Besides the integral infrastructural improvements, an emphasis has been placed on developing Shushi’s educational facilities: of the over 30 projects, 11 have focused on the educational. Destroyed or badly damaged like most everything else in the town, schools were restored or built anew by Armenia Fund to ensure that Shushi’s children had a place where they could attend classes. Today, of the 700 children attending schools in Shushi, 450 are in the Khachatur Abovyan School reconstructed by Armenia Fund.
And the progress is ongoing. The Yeznik Mozian Vocational School is a new facility where young people can learn a trade, developing practical skills in fields like carpentry, metalwork, construction technology, and machinery operation that are in demand. The only one of its kind in the region, the school is open to students from throughout Artsakh, as well as the rest of Armenia. Upon completion, graduates are able to enter the workforce, generate income, and build and provide for their family.
In a country still feeling the effects of war, some children do not receive the parental supervision they deserve. For that reason, Armenia Fund is constructing the Shushi Boarding Kindergarten – an orphanage where children receive shelter and have access to the town’s educational facilities, as well as the opportunity to attend a vocational school later in life.
Shushi’s reputation as an historical hub for Armenian culture also figures into the work that Armenia Fund does there.

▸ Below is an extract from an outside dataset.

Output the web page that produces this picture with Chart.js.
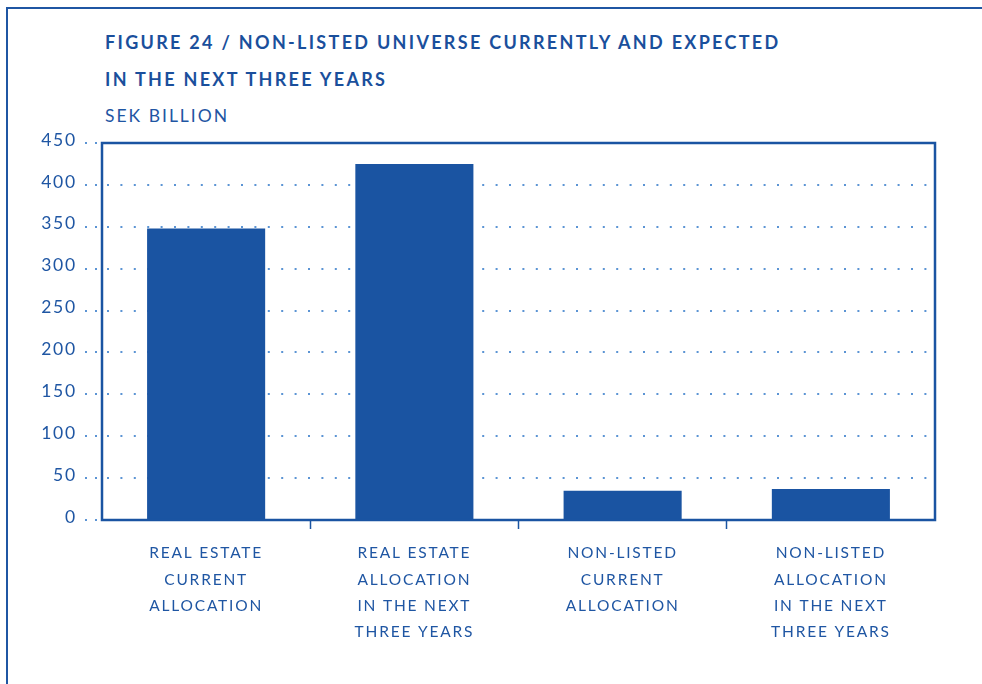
<!DOCTYPE html>
<html>
<head>
<meta charset="utf-8">
<script src="https://cdn.jsdelivr.net/npm/chart.js@4/dist/chart.umd.min.js"></script>
<style>
  html, body { margin: 0; padding: 0; background: #fff; }
  body { width: 982px; height: 684px; position: relative; overflow: hidden; font-family: Lato, "Open Sans", sans-serif; }
  .frame { position: absolute; left: 6px; top: 7px; width: 1000px; height: 700px; border-left: 2.5px solid #1f56a3; border-top: 2.5px solid #1f56a3; }
  .title { position: absolute; left: 105px; color: #1a4f9c; font-weight: 700; font-size: 18px; letter-spacing: 2.3px; line-height: 20px; }
  .unit { position: absolute; left: 105px; top: 106px; color: #1f56a3; font-size: 17.5px; letter-spacing: 2px; line-height: 20px; }
  #wrap { position: absolute; left: 0; top: 0; width: 982px; height: 684px; }
</style>
</head>
<body>
<div class="frame"></div>
<div class="title" style="top:32px">FIGURE 24 / NON-LISTED UNIVERSE CURRENTLY AND EXPECTED</div>
<div class="title" style="top:69px">IN THE NEXT THREE YEARS</div>
<div class="unit">SEK BILLION</div>
<div id="wrap"><canvas id="chart"></canvas></div>
<script>
  const categories = [
    ['REAL ESTATE', 'CURRENT', 'ALLOCATION'],
    ['REAL ESTATE', 'ALLOCATION', 'IN THE NEXT', 'THREE YEARS'],
    ['NON-LISTED', 'CURRENT', 'ALLOCATION'],
    ['NON-LISTED', 'ALLOCATION', 'IN THE NEXT', 'THREE YEARS']
  ];
  const values = [348, 425, 35, 37];
  const yTicks = [0, 50, 100, 150, 200, 250, 300, 350, 400, 450];

  const blue = '#1a54a2';
  const textBlue = '#1f56a3';
  const dotBlue = '#5b94d4';

  // letter spacing gets reset when the canvas resizes, so set it again each pass
  function track(chart){ chart.ctx.letterSpacing = '1.8px'; }

  // box around the plot area
  const frame = {
    id: 'frame',
    beforeInit: track,
    beforeUpdate: track,
    beforeLayout: track,
    beforeDraw: track,
    afterDraw(chart){
      const a = chart.chartArea, ctx = chart.ctx;
      ctx.save();
      ctx.strokeStyle = blue;
      ctx.lineWidth = 2.5;
      ctx.strokeRect(a.left, a.top, a.right - a.left, a.bottom - a.top);
      ctx.restore();
    }
  };

  new Chart(document.getElementById('chart'), {
    type: 'bar',
    data: {
      labels: categories,
      datasets: [{ data: values, backgroundColor: blue, barPercentage: 0.567, categoryPercentage: 1 }]
    },
    options: {
      responsive: true,
      maintainAspectRatio: false,
      animation: false,
      layout: { padding: { top: 143, right: 47, left: 0, bottom: 0 } },
      plugins: { legend: { display: false }, tooltip: { enabled: false } },
      scales: {
        y: {
          min: 0, max: 450,
          afterBuildTicks(s){ s.ticks = yTicks.map(v => ({ value: v })); },
          afterFit(s){ s.width = 102; },
          border: { display: false, dash: [2, 11.4], dashOffset: -5 },
          grid: { color: dotBlue, lineWidth: 2, tickLength: 17, tickColor: dotBlue, tickWidth: 2, tickBorderDash: [2, 8] },
          ticks: { color: textBlue, padding: 8, labelOffset: -3, font: { family: 'Lato', size: 17.5 } }
        },
        x: {
          afterFit(s){ s.height = 164; },
          border: { display: false },
          grid: {
            drawOnChartArea: false, tickLength: 9, tickWidth: 1.5,
            tickColor: c => (c.type === 'tick' && c.index > 0) ? blue : 'rgba(0,0,0,0)'
          },
          ticks: { color: textBlue, padding: 11, maxRotation: 0, autoSkip: false, font: { family: 'Lato', size: 15.5, lineHeight: 1.7 } }
        }
      }
    },
    plugins: [frame]
  });
</script>
</body>
</html>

Most recently the reconstruction of the Shushi Culture and Education Center has sought to reestablish a base for cultural activity. The center will include arts and crafts areas, a folk music band and dance group, a puppet theater, as well as a modern, HD surround-sound movie theater. Supplemental financing from Artsakh’s government is currently going toward building a modern theater stage, as well.

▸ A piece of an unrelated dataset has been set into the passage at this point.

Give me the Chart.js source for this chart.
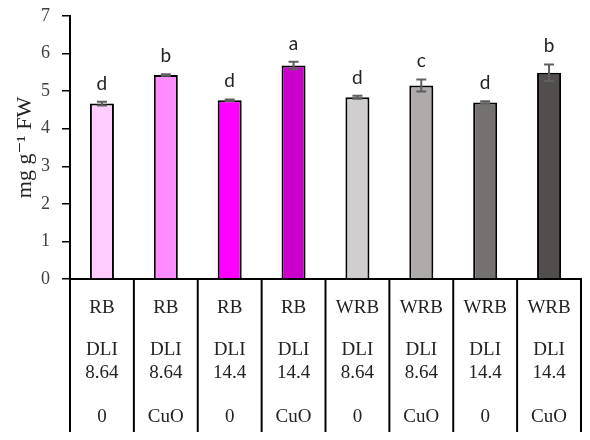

These ongoing projects complement the established institutions in the town that Armenia Fund helped get back on their feet, particularly the Daniel Ghazaryan Music College and Muratsan Vocational School. In the former, puppet theater and dance rehearsals are already attended by schoolchildren and teenagers from Shushi and nearby towns.
In all, since the end of the Artsakh War, Armenia Fund and the Armenians throughout the world who donated to it, have realized over $11.5 million in infrastructural, educational, and cultural projects in Shushi. The impact on the town’s vitality is as plain as day.
The liberation of Shushi was a great victory. Winning the war and securing Artsakh’s independence was an even greater victory. The greatest victory will be to remember and realize what our soldiers were fighting for and what our people died for – the right to live and prosper in a free Armenian land. The work of Armenia Fund is based on a belief in that right and through their contributions, Armenians everywhere have been a continuing part of making it a reality.
Happy Shushi Liberation Day! Our progress continues.